Search code examples
pythonseleniumselenium-webdriverweb-scrapingtext

Selenium .text() doesn't get all text from webpage, and also doesn't omit strikeout text (<strike class>)


Hi i'm having issues with selenium

My first issue is that when scraping, I accidentally obtain all "strike class" (striked-out) text from the below link, and I want to avoid that text.

My second issue is that selenium won't capture all the text from my webpage --Selenium gets about half of the text from the below link and stops in the middle of the sentence.
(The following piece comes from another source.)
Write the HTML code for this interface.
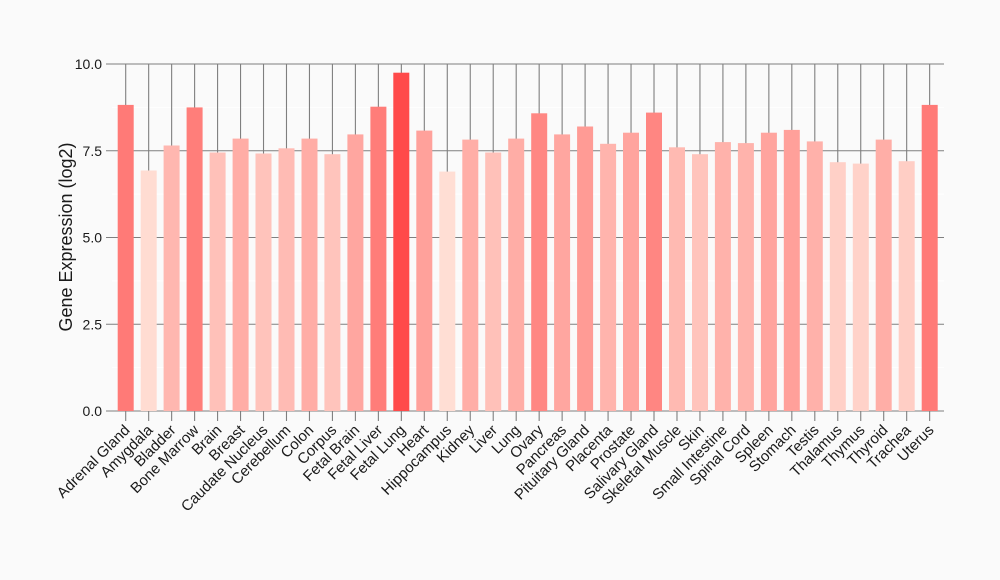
<!DOCTYPE html>
<html><head><meta charset="utf-8"><style>
html,body{margin:0;padding:0;background:#fafafa;}
svg{display:block;font-family:"Liberation Sans",Arial,sans-serif;}
</style></head><body>
<svg width="1000" height="580" viewBox="0 0 1000 580" xmlns="http://www.w3.org/2000/svg">
<rect width="1000" height="580" fill="#fafafa"/>
<g id="grid"></g>
<g>
<rect x="117.7" y="104.9" width="16" height="306.1" fill="rgb(255,122,119)"/>
<rect x="140.7" y="170.5" width="16" height="240.5" fill="rgb(255,220,210)"/>
<rect x="163.6" y="145.5" width="16" height="265.5" fill="rgb(255,183,176)"/>
<rect x="186.6" y="107.4" width="16" height="303.6" fill="rgb(255,126,122)"/>
<rect x="209.6" y="152.5" width="16" height="258.5" fill="rgb(255,193,185)"/>
<rect x="232.6" y="138.6" width="16" height="272.4" fill="rgb(255,173,166)"/>
<rect x="255.5" y="153.5" width="16" height="257.5" fill="rgb(255,195,187)"/>
<rect x="278.5" y="148.3" width="16" height="262.7" fill="rgb(255,187,180)"/>
<rect x="301.5" y="138.6" width="16" height="272.4" fill="rgb(255,173,166)"/>
<rect x="324.4" y="154.2" width="16" height="256.8" fill="rgb(255,196,188)"/>
<rect x="347.4" y="134.4" width="16" height="276.6" fill="rgb(255,166,160)"/>
<rect x="370.4" y="106.7" width="16" height="304.3" fill="rgb(255,125,121)"/>
<rect x="393.3" y="72.7" width="16" height="338.3" fill="rgb(255,74,74)"/>
<rect x="416.3" y="130.6" width="16" height="280.4" fill="rgb(255,161,155)"/>
<rect x="439.3" y="171.6" width="16" height="239.4" fill="rgb(255,222,212)"/>
<rect x="462.3" y="139.6" width="16" height="271.4" fill="rgb(255,174,167)"/>
<rect x="485.2" y="152.5" width="16" height="258.5" fill="rgb(255,193,185)"/>
<rect x="508.2" y="138.6" width="16" height="272.4" fill="rgb(255,173,166)"/>
<rect x="531.2" y="113.3" width="16" height="297.7" fill="rgb(255,135,131)"/>
<rect x="554.1" y="134.4" width="16" height="276.6" fill="rgb(255,166,160)"/>
<rect x="577.1" y="126.5" width="16" height="284.5" fill="rgb(255,155,149)"/>
<rect x="600.1" y="143.8" width="16" height="267.2" fill="rgb(255,180,173)"/>
<rect x="623.0" y="132.7" width="16" height="278.3" fill="rgb(255,164,158)"/>
<rect x="646.0" y="112.6" width="16" height="298.4" fill="rgb(255,134,130)"/>
<rect x="669.0" y="147.3" width="16" height="263.7" fill="rgb(255,186,178)"/>
<rect x="692.0" y="154.2" width="16" height="256.8" fill="rgb(255,196,188)"/>
<rect x="714.9" y="142.1" width="16" height="268.9" fill="rgb(255,178,171)"/>
<rect x="737.9" y="143.1" width="16" height="267.9" fill="rgb(255,179,172)"/>
<rect x="760.9" y="132.7" width="16" height="278.3" fill="rgb(255,164,158)"/>
<rect x="783.8" y="129.9" width="16" height="281.1" fill="rgb(255,160,154)"/>
<rect x="806.8" y="141.4" width="16" height="269.6" fill="rgb(255,177,170)"/>
<rect x="829.8" y="162.2" width="16" height="248.8" fill="rgb(255,208,199)"/>
<rect x="852.8" y="163.6" width="16" height="247.4" fill="rgb(255,210,201)"/>
<rect x="875.7" y="139.6" width="16" height="271.4" fill="rgb(255,174,167)"/>
<rect x="898.7" y="161.2" width="16" height="249.8" fill="rgb(255,206,197)"/>
<rect x="921.7" y="104.9" width="16" height="306.1" fill="rgb(255,122,119)"/>
</g>
<g id="lab"></g>
<text transform="translate(72,237) rotate(-90)" text-anchor="middle" font-size="18" fill="#1a1a1a">Gene Expression (log2)</text>
</svg>
<script>
var names=["Adrenal Gland","Amygdala","Bladder","Bone Marrow","Brain","Breast","Caudate Nucleus","Cerebellum","Colon","Corpus","Fetal Brain","Fetal Liver","Fetal Lung","Heart","Hippocampus","Kidney","Liver","Lung","Ovary","Pancreas","Pituitary Gland","Placenta","Prostate","Salivary Gland","Skeletal Muscle","Skin","Small Intestine","Spinal Cord","Spleen","Stomach","Testis","Thalamus","Thymus","Thyroid","Trachea","Uterus"];
var y0=411,sc=34.7,x0=125.7,dx=22.97;
var g='',l='';
[1.25,3.75,6.25,8.75].forEach(function(t){var y=y0-t*sc;g+='<line x1="112" x2="944" y1="'+y+'" y2="'+y+'" stroke="#ffffff" stroke-width="1"/>';});
for(var i=0;i<36;i++){var x=x0+i*dx;g+='<line x1="'+x+'" x2="'+x+'" y1="64" y2="421" stroke="#7f7f7f" stroke-width="1.1"/>';
l+='<text transform="translate('+(x+5)+',431) rotate(-45)" text-anchor="end" font-size="15" fill="#1a1a1a">'+names[i]+'</text>';}
[0,2.5,5,7.5,10].forEach(function(t){var y=y0-t*sc;g+='<line x1="106" x2="944" y1="'+y+'" y2="'+y+'" stroke="#7f7f7f" stroke-width="1.1"/>';
l+='<text x="102" y="'+(y+5)+'" text-anchor="end" font-size="14" fill="#1a1a1a">'+t.toFixed(1)+'</text>';});
document.getElementById('grid').innerHTML=g;
document.getElementById('lab').innerHTML=l;
</script>
</body></html>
Any help would be greatly appreciated!!!

driver.get("https://custom.statenet.com/public/resources.cgi?id=ID:bill:KY2022000H740&ciq=ncsl32&client_md=4cf283759f8caf88663f3af9e2707c25&mode=current_text")
    
all_elems = driver.find_element(By.TAG_NAME, 'body')
        
all_text = all_elems.text
        
strikedout_elems = driver.find_element(By.TAG_NAME, 'strike')
        
strikedout_text = strikedout_elems.text

wanted_text = all_text.replace(undesired_text, "")
        
wanted_text = wanted_text.replace("\n\n", "")

Solution

  • You do not need the overheads of Selenium to obtain the text from that page, it can be acomplished with Requests and BeautifulSoup, like below (also ignoring the strikeout texts):

    import requests
    from bs4 import BeautifulSoup as bs
    
    r = requests.get('https://custom.statenet.com/public/resources.cgi?id=ID:bill:KY2022000H740&ciq=ncsl32&client_md=4cf283759f8caf88663f3af9e2707c25&mode=current_text')
    soup = bs(r.text, 'html.parser')
    bad_texts = soup.select('strike[class="amendmentDeletedText"]')
    for b in bad_texts:
        b.decompose()
    text = soup.get_text(strip=True)
    print(text)
    

    This will return you all the text in that (static) page, and also remove the extra whitespace. Of course, there are more elegant ways of getting that text, like isolating paragraphs and subtitles, etc. However, this should respond your question.

    Requests documentation: https://requests.readthedocs.io/en/latest/

    BeautifulSoup documentation: https://beautiful-soup-4.readthedocs.io/en/latest/